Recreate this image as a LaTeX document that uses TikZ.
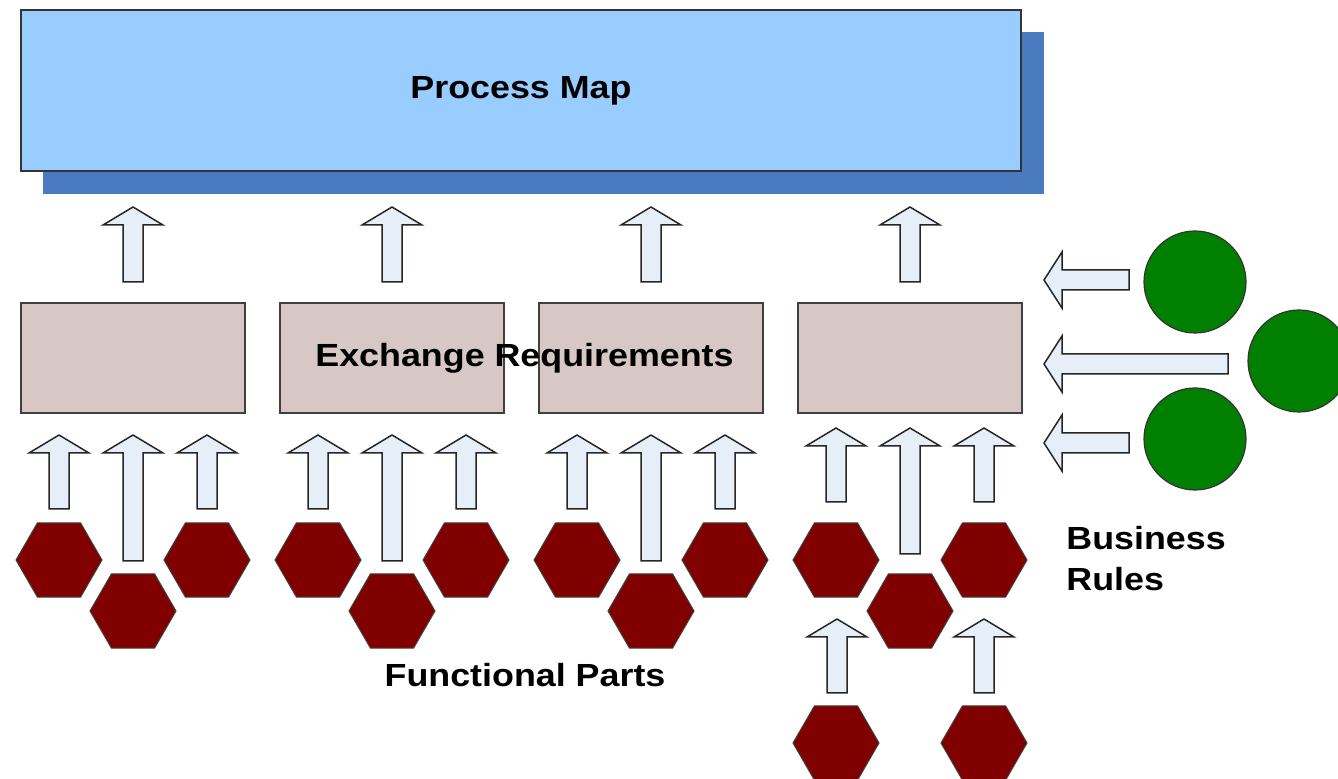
\documentclass[tikz,border=0pt]{standalone}
\usepackage{fontspec}
\setmainfont{Liberation Sans}[FakeStretch=1.12]
\usetikzlibrary{shapes.geometric}
\definecolor{mapblue}{HTML}{99CCFF}
\definecolor{mapshadow}{HTML}{4A7BC0}
\definecolor{reqfill}{HTML}{D7C8C6}
\definecolor{arrfill}{HTML}{E6EEF8}
\definecolor{partred}{HTML}{800000}
\definecolor{rulegreen}{HTML}{007F00}
\def\uparr(#1,#2,#3){\draw[blockarr] (#1-10,#3) -- (#1-10,#2+18) -- (#1-30,#2+18) -- (#1,#2) -- (#1+30,#2+18) -- (#1+10,#2+18) -- (#1+10,#3) -- cycle;}
\def\leftarr(#1,#2,#3){\draw[blockarr] (#3,#2-10) -- (#1+18,#2-10) -- (#1+18,#2-28) -- (#1,#2) -- (#1+18,#2+28) -- (#1+18,#2+10) -- (#3,#2+10) -- cycle;}
\tikzset{
  blockarr/.style={fill=arrfill, draw=black!85, line width=0.75pt, line join=miter},
  mapbox/.style={rectangle, minimum width=500pt, minimum height=80.5pt, inner sep=0pt, fill=mapblue, draw=black!80, line width=0.75pt},
  reqbox/.style={rectangle, minimum width=112pt, minimum height=55pt, inner sep=0pt, fill=reqfill, draw=black!75, line width=0.75pt},
  part/.style={regular polygon, regular polygon sides=6, minimum size=43pt, inner sep=0pt, fill=partred, draw=black!75, line width=0.5pt},
  rule/.style={circle, minimum size=51pt, inner sep=0pt, fill=rulegreen, draw=black!80, line width=0.6pt},
  title/.style={font=\bfseries\fontsize{16}{20.5}\selectfont, inner sep=0pt}
}
\begin{document}
\begin{tikzpicture}[x=0.5pt, y=-0.5pt]
			%%%%% START %%%%%
			\useasboundingbox (0,0) rectangle (1338,779);
			
			% process map with its shadow
			\fill[mapshadow] (43,32) rectangle (1044,194);
			\node[mapbox, title] (map) at (521,90.5) {Process Map};
			
			% exchange requirements
			\node[reqbox] (req1) at (133,358) {};
			\node[reqbox] (req2) at (392,358) {};
			\node[reqbox] (req3) at (651,358) {};
			\node[reqbox] (req4) at (910,358) {};
			
			% functional parts and their arrows
			\foreach \g/\cx/\dy in {1/133/0, 2/392/0, 3/651/0, 4/910/-7}{
				\uparr(\cx,207,282)
				\node[part] (part\g l) at (\cx-74,560) {};
				\node[part] (part\g r) at (\cx+74,560) {};
				\node[part] (part\g m) at (\cx,611) {};
				\uparr(\cx-74,435+\dy,509+\dy)
				\uparr(\cx+74,435+\dy,509+\dy)
				\uparr(\cx,435+\dy,561+\dy)
			}
			
			\uparr(837,619,693)
			\uparr(984,619,693)
			\node[part] (part5l) at (836,743) {};
			\node[part] (part5r) at (984,743) {};
			
			% business rules
			\node[rule] (rule1) at (1195,282) {};
			\node[rule] (rule2) at (1299,361) {};
			\node[rule] (rule3) at (1195,439) {};
			\leftarr(1044,280,1129)
			\leftarr(1044,364,1228)
			\leftarr(1044,443,1129)
			
			% labels
			\node[title, anchor=base] (reqlabel) at (524.5,367) {Exchange Requirements};
			\node[title, anchor=base] (partlabel) at (525,687) {Functional Parts};
			\node[title, anchor=north west, align=left] (rulelabel) at (1066,526) {Business\\Rules};
			
			%%%%% END %%%%%
\end{tikzpicture}
\end{document}
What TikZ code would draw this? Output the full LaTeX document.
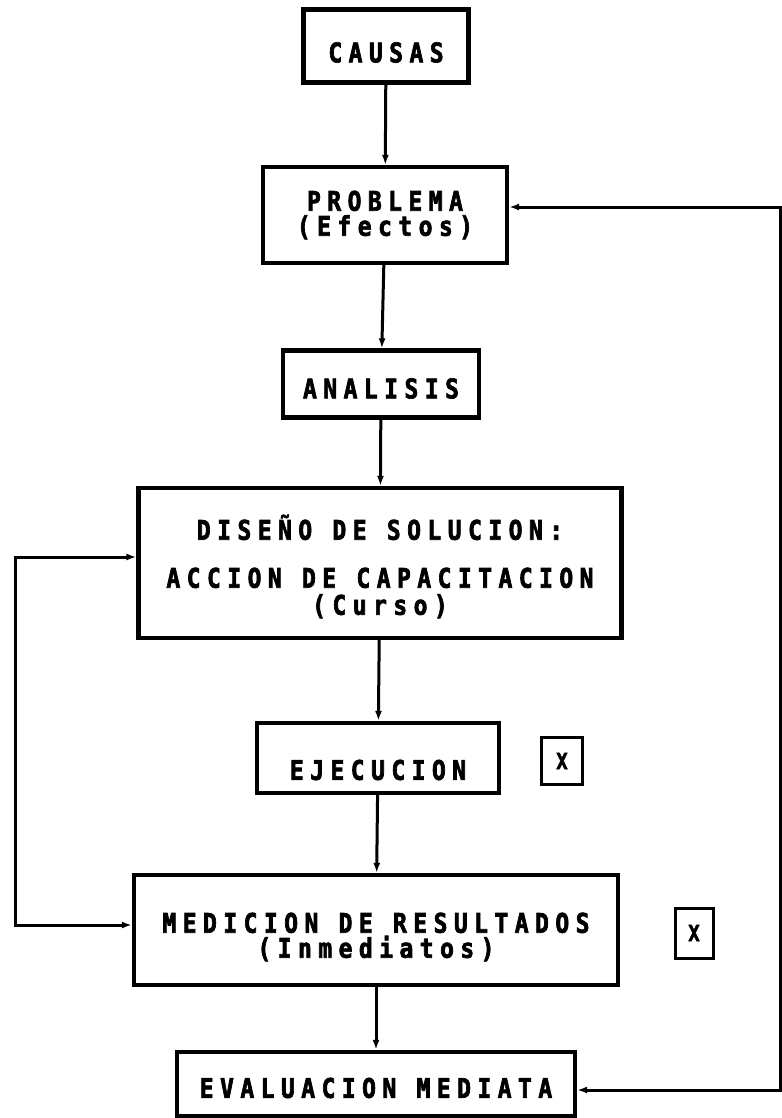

^^^^

Exclude the pictures and transcribe all of the entries exactly.

Final result —
Recreate this image as a LaTeX document that uses TikZ.
\documentclass[tikz,border=0pt]{standalone}
\usepackage{fontspec}
\setmainfont{Liberation Sans}[FakeStretch=1.12]
\usetikzlibrary{shapes.geometric}
\definecolor{mapblue}{HTML}{99CCFF}
\definecolor{mapshadow}{HTML}{4A7BC0}
\definecolor{reqfill}{HTML}{D7C8C6}
\definecolor{arrfill}{HTML}{E6EEF8}
\definecolor{partred}{HTML}{800000}
\definecolor{rulegreen}{HTML}{007F00}
\def\uparr(#1,#2,#3){\draw[blockarr] (#1-10,#3) -- (#1-10,#2+18) -- (#1-30,#2+18) -- (#1,#2) -- (#1+30,#2+18) -- (#1+10,#2+18) -- (#1+10,#3) -- cycle;}
\def\leftarr(#1,#2,#3){\draw[blockarr] (#3,#2-10) -- (#1+18,#2-10) -- (#1+18,#2-28) -- (#1,#2) -- (#1+18,#2+28) -- (#1+18,#2+10) -- (#3,#2+10) -- cycle;}
\tikzset{
  blockarr/.style={fill=arrfill, draw=black!85, line width=0.75pt, line join=miter},
  mapbox/.style={rectangle, minimum width=500pt, minimum height=80.5pt, inner sep=0pt, fill=mapblue, draw=black!80, line width=0.75pt},
  reqbox/.style={rectangle, minimum width=112pt, minimum height=55pt, inner sep=0pt, fill=reqfill, draw=black!75, line width=0.75pt},
  part/.style={regular polygon, regular polygon sides=6, minimum size=43pt, inner sep=0pt, fill=partred, draw=black!75, line width=0.5pt},
  rule/.style={circle, minimum size=51pt, inner sep=0pt, fill=rulegreen, draw=black!80, line width=0.6pt},
  title/.style={font=\bfseries\fontsize{16}{20.5}\selectfont, inner sep=0pt}
}
\begin{document}
\begin{tikzpicture}[x=0.5pt, y=-0.5pt]
			%%%%% START %%%%%
			\useasboundingbox (0,0) rectangle (1338,779);
			
			% process map with its shadow
			\fill[mapshadow] (43,32) rectangle (1044,194);
			\node[mapbox, title] (map) at (521,90.5) {Process Map};
			
			% exchange requirements
			\node[reqbox] (req1) at (133,358) {};
			\node[reqbox] (req2) at (392,358) {};
			\node[reqbox] (req3) at (651,358) {};
			\node[reqbox] (req4) at (910,358) {};
			
			% functional parts and their arrows
			\foreach \g/\cx/\dy in {1/133/0, 2/392/0, 3/651/0, 4/910/-7}{
				\uparr(\cx,207,282)
				\node[part] (part\g l) at (\cx-74,560) {};
				\node[part] (part\g r) at (\cx+74,560) {};
				\node[part] (part\g m) at (\cx,611) {};
				\uparr(\cx-74,435+\dy,509+\dy)
				\uparr(\cx+74,435+\dy,509+\dy)
				\uparr(\cx,435+\dy,561+\dy)
			}
			
			\uparr(837,619,693)
			\uparr(984,619,693)
			\node[part] (part5l) at (836,743) {};
			\node[part] (part5r) at (984,743) {};
			
			% business rules
			\node[rule] (rule1) at (1195,282) {};
			\node[rule] (rule2) at (1299,361) {};
			\node[rule] (rule3) at (1195,439) {};
			\leftarr(1044,280,1129)
			\leftarr(1044,364,1228)
			\leftarr(1044,443,1129)
			
			% labels
			\node[title, anchor=base] (reqlabel) at (524.5,367) {Exchange Requirements};
			\node[title, anchor=base] (partlabel) at (525,687) {Functional Parts};
			\node[title, anchor=north west, align=left] (rulelabel) at (1066,526) {Business\\Rules};
			
			%%%%% END %%%%%
\end{tikzpicture}
\end{document}
What TikZ code would draw this? Output the full LaTeX document.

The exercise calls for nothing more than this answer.